Two thoughts on why this casual mention of requiring English is ridiculous. First, the state laws are basically symbolic, designed to intimidate a minority population into feeling uneasy, unwelcome, and far outside the power structure. Hegemonically, it’s genius, but it’s ultimately short-sighted. Ask California Republicans how their nativist legislation panned out in the 1990s.

Secondly, it’s stupid. Sorry to be trite, but it is incredibly stupid and I can’t think of another word offhand. It’s stupid. Look back at some of the drastic lingual action taken in the past:

• Sauerkraut makers re-named their product “liberty cabbage during World War I. Stupid.

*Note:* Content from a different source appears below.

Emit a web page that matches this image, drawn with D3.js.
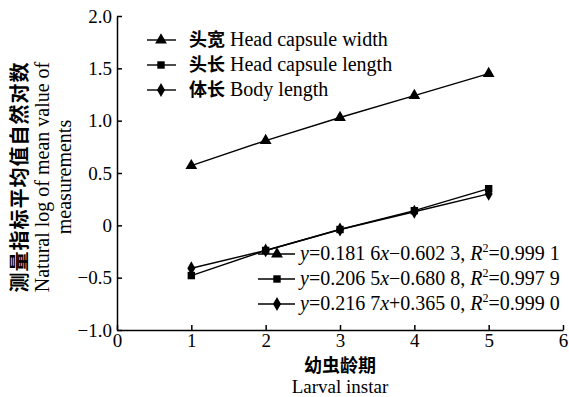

• In Australia, during World War I, the countritinent re-named 69 of its towns because they had German names. Stupid.

• Calling french fries “Freedom Fries” because France didn’t want to go to war against Iraq. Weapons-grade stupid.

This is no different. Years from now, we’ll all think it’s stupid (kind of like fashion from the 90s or popped collars). Look, English is just one language in the vast marketplace of languages. It’s not sacred or special just because we speak it. It happens to be one of the languages that widely recognized and spoken, and I’m sure a number of immigrants are going to learn English on their own in order to compete economically with other U.S. residents. It might be strongly advised, but it shouldn’t be required. And even if it was, how does that work? Do these individuals have to speak in English at all times? Or only when they’re out in public? What happens if they don’t? Absolutely ridiculous.

Oh, and if we’re going to have English-only laws, then all citizens should have to pass English tests, and if they fail then those individuals will be kicked out of the country.